The Constitutional Court’s recognition of ‘childhood’ as a constitutional value also represents an expansion of constitutional interpretation and protection for children. By establishing childhood as a distinctly protected constitutional value under Article 38(2), the Court created a robust framework that goes beyond basic legal protections to acknowledge the unique developmental nature of childhood itself. This interpretation recognizes that childhood is not merely a chronological stage but a critical period of personality formation encompassing physical, mental, and social maturation. Secondly, the Court strengthened this protection by explicitly connecting Article 38(2) with Article 39(3), creating a comprehensive constitutional shield that mandates both States to take proactive measures in creating an environment favourable to childhood development, rather than merely providing reactive protections.

The Court’s reasoning is also particularly significant as it moves beyond viewing children merely as objects of protection to recognizing them as rights-bearing subjects whose interests must be ‘taken into account first’ in all relevant decision-making processes. This shift in perspective could be instrumental in future cases where children’s participatory rights are at issue, such as in cases involving their right to be heard in decisions affecting them or their right to participate in public life appropriate to their age and maturity. This interpretation could be particularly relevant in future cases including family law cases, wherein ‘childhood’ as a constitutional value could influence decisions about custody arrangements, adoption policies, and child welfare interventions. In cases involving juvenile justice, this constitutional framework could support more rehabilitative rather than punitive approaches, given the Court’s emphasis on developing ‘honest people and loyal citizens.’

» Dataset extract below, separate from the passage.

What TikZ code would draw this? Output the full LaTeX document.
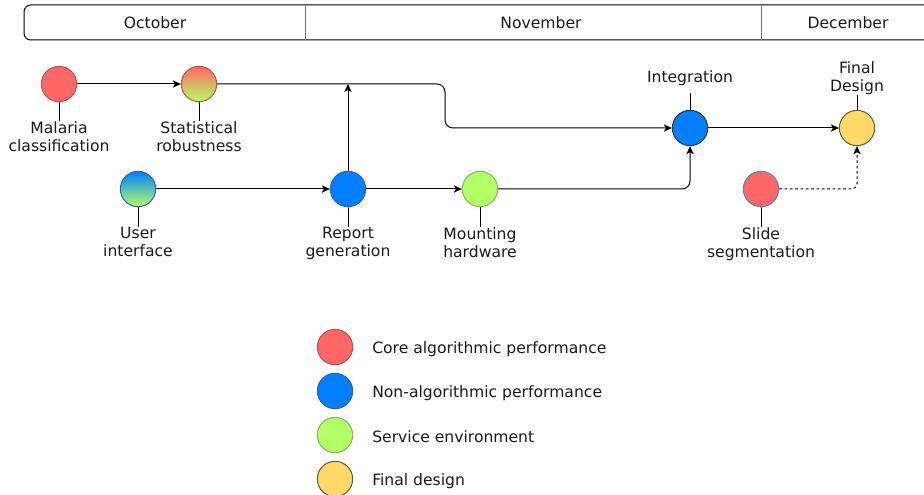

Leaving the LGBTQ+ Rights in the Closet?

While the ruling reflects progressive interpretation in expanding both family rights and child protection, it notably falls short in addressing the inherent discrimination against the LGBTQ+ community embedded in Article 4(2)(16). The Constitutional Court acknowledged that restricting information about different family models would hinder the development of minors as mature, comprehensive personalities, but it carefully avoided explicitly stating that the law was discriminatory against LGBTQ+ individuals and families. The Court maintained a more conservative judicial approach that, while achieving a positive outcome for LGBTQ+ rights, did not directly challenge the underlying discriminatory attitudes and practices that gave rise to the law in the first place.

This cautious approach reflects a broader pattern in European jurisprudence where courts often prefer to address LGBTQ+ rights through the lens of broader constitutional principles rather than direct anti-discrimination reasoning. [See the Concurring Opinion in Macatė] [Also, See Fedele]  The Constitutional Court could have used this case as an opportunity to explicitly recognize that laws restricting information about same-sex relationships constitute discrimination based on ‘sexual orientation’, similar to the rationale of the ECtHR in Macatė wherein the ECtHR held that the restriction under Article 4(2)(16) was solely based on ‘sexual orientation’. [See Milkaitė here] This missed opportunity is significant given the growing jurisprudence of these restrictive laws in other European countries, including Bulgaria, Hungary and Russia, and the requisite for judicial precedents directly addressing such discrimination against LGBTQ individuals and community members.